Let me get this straight: the prairies experience a turn in the weather cold enough to take the lives of a homeless couple (who asphyxiated from carbon monoxide poisoning while trying to keep a bus warm) and Edmonton’s response is to dispense second-hand mittens? Seriously? Are they serious?
Meanwhile, Edmonton’s spanky city hall with its gigantic main hall and beautiful view of the city sits empty — and warm — protected by security forces that have nothing to do except listen to the echoes of their feet on the polished floor. I guess it makes no sense to open the doors to the homeless at, say, 7 pm, give them a place to stay warm, give the security guards something to do like, say, restrain the hallucinating and swab up the pools of puke that some of the homeless are bound to produce.

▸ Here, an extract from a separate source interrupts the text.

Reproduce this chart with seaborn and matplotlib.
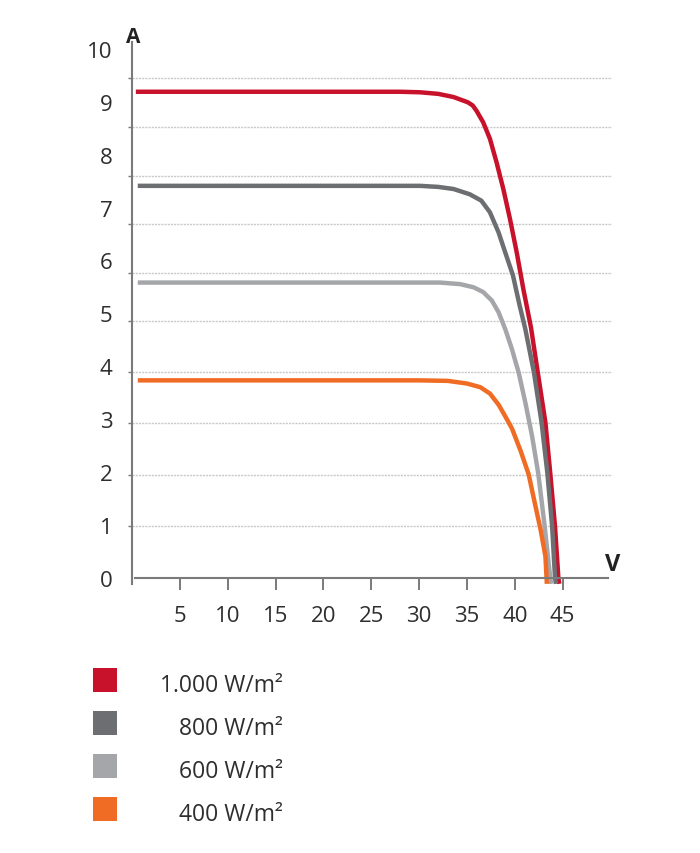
import pandas as pd
import seaborn as sns
import matplotlib.pyplot as plt
from matplotlib.patches import Rectangle
from matplotlib.ticker import FixedLocator

# Irradiance levels (legend) and colours
labels = ["1.000 W/m²", "800 W/m²", "600 W/m²", "400 W/m²"]
colors = ["#c8122c", "#6c6e71", "#a4a6a9", "#f06b24"]

# I-V curves (voltage in V, current in A)
v_1000 = [0.4, 28.0, 30.1, 32.0, 33.6, 35.1, 35.6, 36.0, 36.7, 37.4, 38.1, 38.8,
          39.5, 40.2, 40.9, 41.7, 42.4, 43.2, 43.7, 44.2, 44.55, 44.65]
i_1000 = [9.19, 9.19, 9.18, 9.15, 9.09, 8.99, 8.93, 8.83, 8.61, 8.30, 7.85, 7.35,
          6.78, 6.15, 5.45, 4.72, 3.88, 2.93, 1.98, 0.97, 0.0, -0.12]

v_800 = [0.6, 30.1, 32.0, 33.6, 35.3, 36.5, 37.4, 38.3, 39.0, 39.8, 40.5, 41.1,
         42.0, 42.8, 43.4, 43.9, 44.2, 44.3]
i_800 = [7.41, 7.41, 7.39, 7.35, 7.25, 7.13, 6.91, 6.53, 6.15, 5.72, 5.15, 4.70,
         3.88, 2.93, 1.98, 0.97, 0.0, -0.12]

v_600 = [0.6, 32.2, 34.3, 35.7, 36.7, 37.6, 38.3, 39.0, 39.7, 40.4, 41.1, 41.8,
         42.45, 43.1, 43.4, 43.7, 43.8]
i_600 = [5.58, 5.58, 5.55, 5.49, 5.40, 5.24, 5.02, 4.70, 4.32, 3.88, 3.31, 2.68,
         1.97, 1.00, 0.50, 0.0, -0.12]

v_400 = [0.6, 30.0, 33.0, 35.0, 36.4, 37.4, 38.3, 39.0, 39.7, 40.6, 41.45, 42.1,
         42.7, 43.2, 43.35]
i_400 = [3.73, 3.73, 3.72, 3.67, 3.60, 3.48, 3.27, 3.05, 2.82, 2.40, 1.95, 1.40,
         0.90, 0.40, -0.12]

xticks = [5, 10, 15, 20, 25, 30, 35, 40, 45]
yticks = [0, 1, 2, 3, 4, 5, 6, 7, 8, 9, 10]
# the dotted grid lines of the original do not sit on the labels
grid_levels = [0.98, 1.94, 2.92, 3.88, 4.86, 5.77, 6.69, 7.60, 8.52, 9.45]

frames = []
for lab, v, i in zip(labels, [v_1000, v_800, v_600, v_400], [i_1000, i_800, i_600, i_400]):
    frames.append(pd.DataFrame({"V": v, "A": i, "irr": lab}))
df = pd.concat(frames, ignore_index=True)

sns.set_theme(style="white")
plt.rcParams["font.family"] = ["Open Sans", "DejaVu Sans"]
text_col = "#2e2e2e"
axis_col = "#7a7a7a"

fig = plt.figure(figsize=(7, 8.54), dpi=100)
ax = fig.add_axes([0.1886, 0.3133, 0.6856, 0.6406])

sns.lineplot(data=df, x="V", y="A", hue="irr", hue_order=labels,
             palette=dict(zip(labels, colors)), sort=False, estimator=None,
             lw=3.2, legend=False, ax=ax)
for line in ax.lines:
    line.set_solid_capstyle("butt")
    line.set_solid_joinstyle("round")

ax.set_xlim(0, 50.15)
ax.set_ylim(-0.15, 10.2)
ax.set_xlabel("")
ax.set_ylabel("")

for side in ["top", "right"]:
    ax.spines[side].set_visible(False)
ax.spines["left"].set_bounds(-0.13, 10.13)
ax.spines["bottom"].set_position(("data", 0))
ax.spines["bottom"].set_bounds(0.3, 49.7)
for side in ["left", "bottom"]:
    ax.spines[side].set_color(axis_col)
    ax.spines[side].set_linewidth(1.5)

ax.set_xticks(xticks)
ax.set_yticks(yticks)
ax.yaxis.set_minor_locator(FixedLocator(grid_levels))
ax.grid(False)
ax.grid(which="minor", axis="y", color="#c8c8c8", lw=1.0, ls=(0, (1.5, 0.8)))
ax.set_axisbelow(True)

ax.tick_params(axis="x", which="major", bottom=True, direction="out", length=8.6,
               width=1.4, color=axis_col, pad=11, labelsize=16, labelcolor=text_col)
ax.tick_params(axis="y", which="major", left=True, length=0, pad=14,
               labelsize=16, labelcolor=text_col)
ax.tick_params(axis="y", which="minor", left=True, direction="out", length=3,
               width=1, color=axis_col)

ax.text(0.1, 10.24, "A", ha="center", va="center", fontsize=15,
        fontweight="bold", color="#222222", clip_on=False)
ax.text(50.26, 0.26, "V", ha="center", va="center", fontsize=17,
        fontweight="bold", color="#222222", clip_on=False)

# legend: coloured squares with right-aligned labels
for k, (lab, col) in enumerate(zip(labels, colors)):
    yb = 0.1885 - k * 0.05035
    fig.patches.append(Rectangle((0.1329, yb), 0.0343, 0.0281,
                                 transform=fig.transFigure, facecolor=col,
                                 edgecolor="none"))
    fig.text(0.4043, yb + 0.001, lab, ha="right", va="baseline",
             fontsize=16.5, color=text_col)

fig.savefig("out.png", dpi=100)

I am not some impractical dreamer who thinks that homeless people are exactly like those of us with homes. Most homeless people can find a bunk with a friend or a relative, even for a space of several months, while they get their luck together. Some homeless people are new in town but most of the truly homeless are usually much more unlucky, cursed with addictions and other mental illnesses, or simply lacking the basic life skills that most of us use to guarantee a warm bed at night. Most bleeding heart types wouldn’t last two minutes in a homeless shelter. It takes serious moral mettle to do the right thing for an abusive, smelly nutcase. But, in a caring society — which we are supposed to be — that is what we must do.

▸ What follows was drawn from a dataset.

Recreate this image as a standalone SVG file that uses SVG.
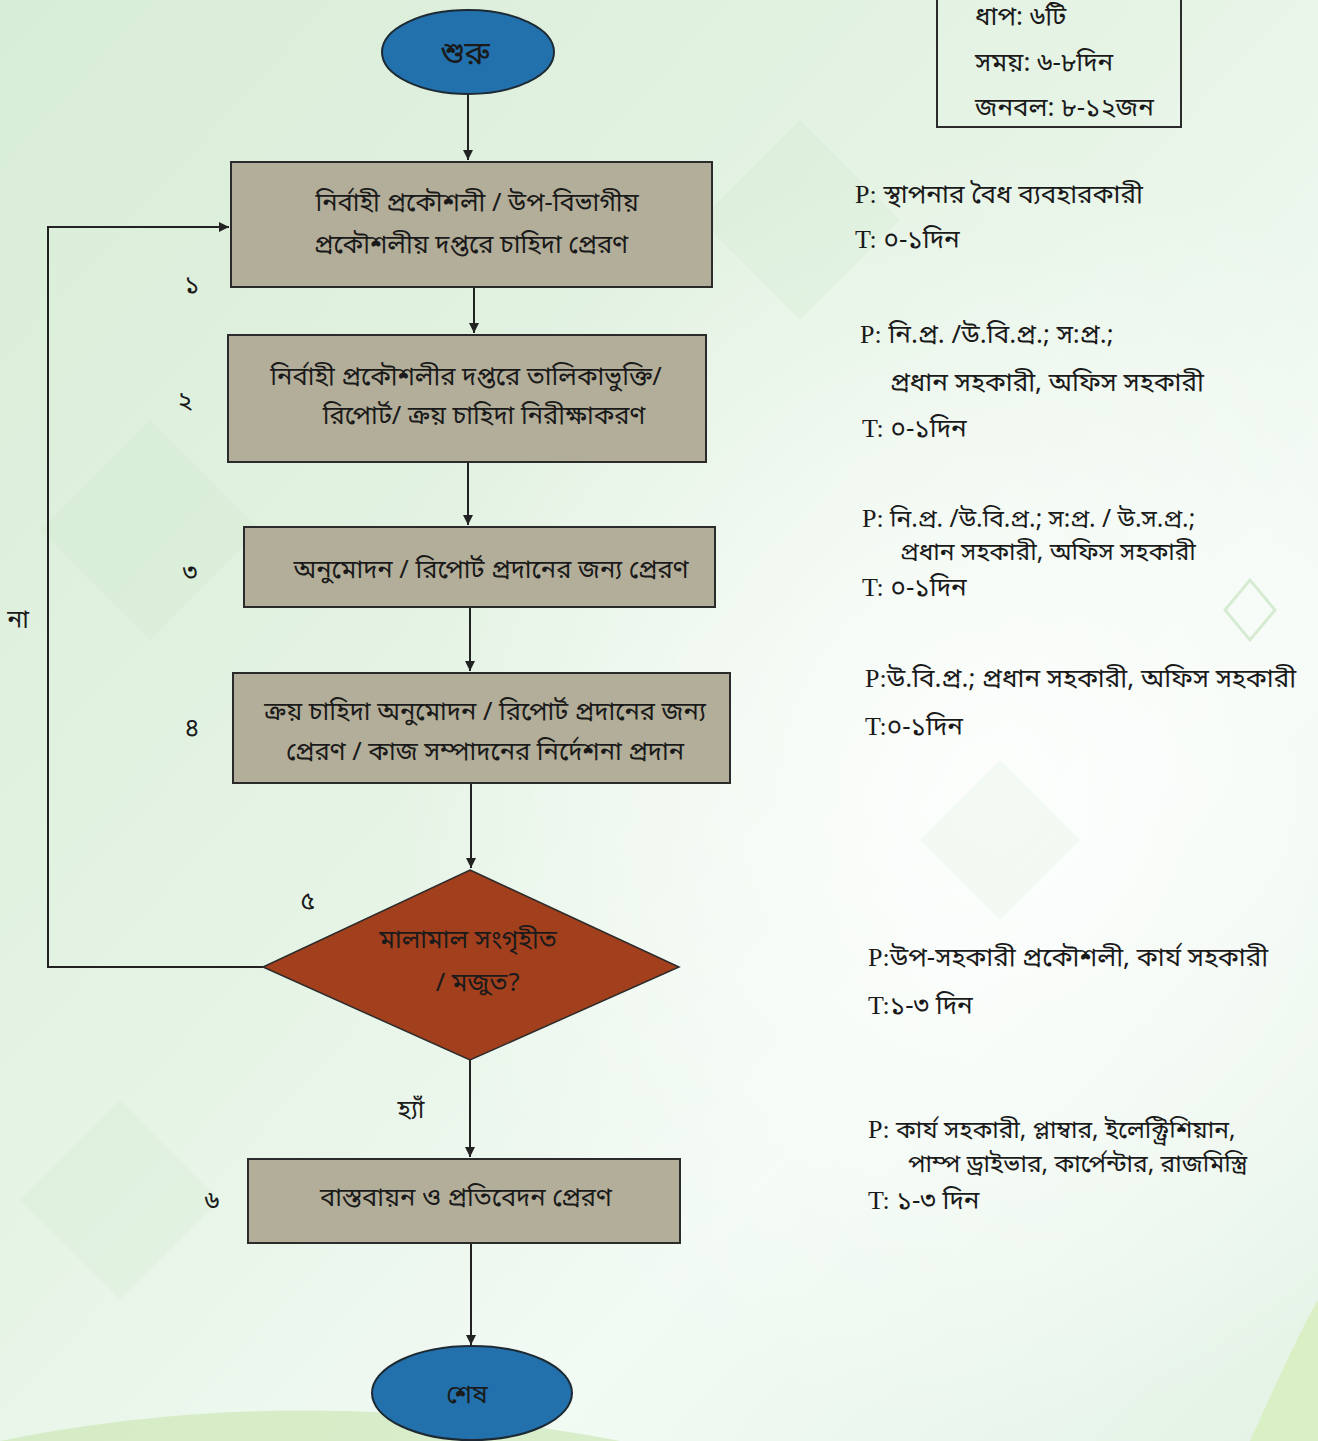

I am not pointing the finger at Edmonton: it just happens to be the city where two people got cold enough to die. There are public buildings all over Canada using taxpayer dollars to sit warm and empty while my fellow Canadians sit outside in the snow, or the rain. If the public buildings are not for them, who are they for? Only lucky Canadians? Only Canadians who don’t actually need these buildings, or hardly step foot in them?

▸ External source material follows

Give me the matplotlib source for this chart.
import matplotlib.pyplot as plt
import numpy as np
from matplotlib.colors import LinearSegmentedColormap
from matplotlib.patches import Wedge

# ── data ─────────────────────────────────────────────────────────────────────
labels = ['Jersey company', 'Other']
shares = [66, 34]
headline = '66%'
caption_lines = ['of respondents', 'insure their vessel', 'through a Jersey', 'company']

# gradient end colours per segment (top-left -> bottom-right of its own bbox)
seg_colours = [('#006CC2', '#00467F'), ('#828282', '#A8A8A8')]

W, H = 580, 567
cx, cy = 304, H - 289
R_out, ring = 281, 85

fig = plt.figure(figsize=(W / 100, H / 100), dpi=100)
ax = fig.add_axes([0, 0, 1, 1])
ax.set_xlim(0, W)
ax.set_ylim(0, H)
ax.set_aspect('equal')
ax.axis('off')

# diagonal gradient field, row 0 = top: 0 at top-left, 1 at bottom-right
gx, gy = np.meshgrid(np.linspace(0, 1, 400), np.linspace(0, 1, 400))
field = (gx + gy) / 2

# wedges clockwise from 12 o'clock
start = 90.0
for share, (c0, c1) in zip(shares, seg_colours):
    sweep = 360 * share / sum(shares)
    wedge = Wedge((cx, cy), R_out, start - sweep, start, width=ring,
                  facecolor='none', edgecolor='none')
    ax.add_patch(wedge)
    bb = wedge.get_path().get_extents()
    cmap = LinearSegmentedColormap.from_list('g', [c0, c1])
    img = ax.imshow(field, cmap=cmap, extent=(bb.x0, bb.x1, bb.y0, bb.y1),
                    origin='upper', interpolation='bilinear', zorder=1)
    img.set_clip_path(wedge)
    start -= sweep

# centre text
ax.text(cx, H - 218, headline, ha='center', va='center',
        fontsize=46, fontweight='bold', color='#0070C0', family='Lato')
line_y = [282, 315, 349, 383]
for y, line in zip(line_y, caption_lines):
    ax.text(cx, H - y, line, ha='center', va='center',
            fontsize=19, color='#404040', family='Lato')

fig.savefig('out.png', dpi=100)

I am going to step off the moral high road for now and go utilitarian. Isn’t anybody else outraged that we are not getting better value for our damned tax dollars? If only from an environmental point of view, I want to see better use of government offices — those spaces that eat fuel and are used ONLY ONE THIRD of the time. Crazy! These spaces are an unused asset and ought to be maximized for….wait for it….the public good. And not just the lucky public.
It would not hurt public servants to share their offices with the homeless — if only to remind them what the public good really looks like.